> What the exercise asks
Word for word, print each line of the listing below; pictures stay out.

=== Provided data ===

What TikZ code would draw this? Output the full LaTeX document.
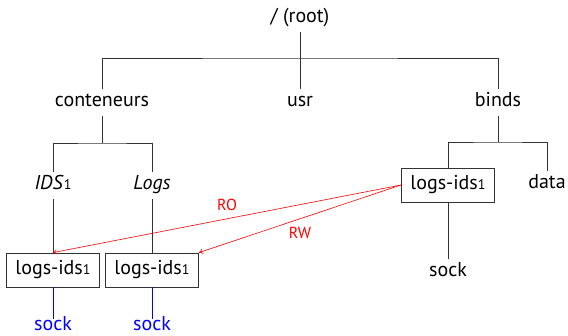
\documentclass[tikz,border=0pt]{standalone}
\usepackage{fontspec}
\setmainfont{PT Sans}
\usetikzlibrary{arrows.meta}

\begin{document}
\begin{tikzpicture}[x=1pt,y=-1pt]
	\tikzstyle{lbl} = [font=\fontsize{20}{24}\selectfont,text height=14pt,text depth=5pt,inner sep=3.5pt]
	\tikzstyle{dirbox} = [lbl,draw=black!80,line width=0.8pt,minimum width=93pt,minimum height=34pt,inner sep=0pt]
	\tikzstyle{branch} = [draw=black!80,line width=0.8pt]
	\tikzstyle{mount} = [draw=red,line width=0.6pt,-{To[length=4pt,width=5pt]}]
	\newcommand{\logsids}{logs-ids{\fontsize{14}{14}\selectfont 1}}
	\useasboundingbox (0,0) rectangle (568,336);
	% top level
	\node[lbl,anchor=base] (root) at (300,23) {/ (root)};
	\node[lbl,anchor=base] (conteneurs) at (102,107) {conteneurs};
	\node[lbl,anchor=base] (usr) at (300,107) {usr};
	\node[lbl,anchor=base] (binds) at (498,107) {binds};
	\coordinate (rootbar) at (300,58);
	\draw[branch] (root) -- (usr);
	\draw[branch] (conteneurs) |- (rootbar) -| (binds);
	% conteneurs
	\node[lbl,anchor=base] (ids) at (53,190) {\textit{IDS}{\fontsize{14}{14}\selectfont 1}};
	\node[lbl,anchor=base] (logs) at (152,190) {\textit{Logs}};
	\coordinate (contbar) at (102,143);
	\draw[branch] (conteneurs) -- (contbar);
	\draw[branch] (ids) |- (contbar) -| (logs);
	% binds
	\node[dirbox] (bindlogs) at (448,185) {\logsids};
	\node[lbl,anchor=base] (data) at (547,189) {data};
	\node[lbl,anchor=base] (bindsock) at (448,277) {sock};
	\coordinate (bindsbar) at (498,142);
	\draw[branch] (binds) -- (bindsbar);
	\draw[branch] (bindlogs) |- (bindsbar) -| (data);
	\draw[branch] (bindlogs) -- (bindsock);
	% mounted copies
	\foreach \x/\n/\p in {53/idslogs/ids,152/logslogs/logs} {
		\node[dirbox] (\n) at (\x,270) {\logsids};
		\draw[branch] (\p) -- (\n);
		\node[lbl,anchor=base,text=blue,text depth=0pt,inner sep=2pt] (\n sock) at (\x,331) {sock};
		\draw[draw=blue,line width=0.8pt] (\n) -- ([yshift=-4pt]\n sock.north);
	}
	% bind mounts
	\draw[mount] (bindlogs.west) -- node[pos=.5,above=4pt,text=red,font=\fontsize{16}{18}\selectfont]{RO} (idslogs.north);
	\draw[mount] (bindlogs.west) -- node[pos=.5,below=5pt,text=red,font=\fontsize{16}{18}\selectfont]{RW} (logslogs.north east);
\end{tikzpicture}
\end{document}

===

> Response to this exercise
What TikZ code would draw this? Output the full LaTeX document.
\documentclass[tikz,border=0pt]{standalone}
\usepackage{fontspec}
\setmainfont{PT Sans}
\usetikzlibrary{arrows.meta}

\begin{document}
\begin{tikzpicture}[x=1pt,y=-1pt]
	\tikzstyle{lbl} = [font=\fontsize{20}{24}\selectfont,text height=14pt,text depth=5pt,inner sep=3.5pt]
	\tikzstyle{dirbox} = [lbl,draw=black!80,line width=0.8pt,minimum width=93pt,minimum height=34pt,inner sep=0pt]
	\tikzstyle{branch} = [draw=black!80,line width=0.8pt]
	\tikzstyle{mount} = [draw=red,line width=0.6pt,-{To[length=4pt,width=5pt]}]
	\newcommand{\logsids}{logs-ids{\fontsize{14}{14}\selectfont 1}}
	\useasboundingbox (0,0) rectangle (568,336);
	% top level
	\node[lbl,anchor=base] (root) at (300,23) {/ (root)};
	\node[lbl,anchor=base] (conteneurs) at (102,107) {conteneurs};
	\node[lbl,anchor=base] (usr) at (300,107) {usr};
	\node[lbl,anchor=base] (binds) at (498,107) {binds};
	\coordinate (rootbar) at (300,58);
	\draw[branch] (root) -- (usr);
	\draw[branch] (conteneurs) |- (rootbar) -| (binds);
	% conteneurs
	\node[lbl,anchor=base] (ids) at (53,190) {\textit{IDS}{\fontsize{14}{14}\selectfont 1}};
	\node[lbl,anchor=base] (logs) at (152,190) {\textit{Logs}};
	\coordinate (contbar) at (102,143);
	\draw[branch] (conteneurs) -- (contbar);
	\draw[branch] (ids) |- (contbar) -| (logs);
	% binds
	\node[dirbox] (bindlogs) at (448,185) {\logsids};
	\node[lbl,anchor=base] (data) at (547,189) {data};
	\node[lbl,anchor=base] (bindsock) at (448,277) {sock};
	\coordinate (bindsbar) at (498,142);
	\draw[branch] (binds) -- (bindsbar);
	\draw[branch] (bindlogs) |- (bindsbar) -| (data);
	\draw[branch] (bindlogs) -- (bindsock);
	% mounted copies
	\foreach \x/\n/\p in {53/idslogs/ids,152/logslogs/logs} {
		\node[dirbox] (\n) at (\x,270) {\logsids};
		\draw[branch] (\p) -- (\n);
		\node[lbl,anchor=base,text=blue,text depth=0pt,inner sep=2pt] (\n sock) at (\x,331) {sock};
		\draw[draw=blue,line width=0.8pt] (\n) -- ([yshift=-4pt]\n sock.north);
	}
	% bind mounts
	\draw[mount] (bindlogs.west) -- node[pos=.5,above=4pt,text=red,font=\fontsize{16}{18}\selectfont]{RO} (idslogs.north);
	\draw[mount] (bindlogs.west) -- node[pos=.5,below=5pt,text=red,font=\fontsize{16}{18}\selectfont]{RW} (logslogs.north east);
\end{tikzpicture}
\end{document}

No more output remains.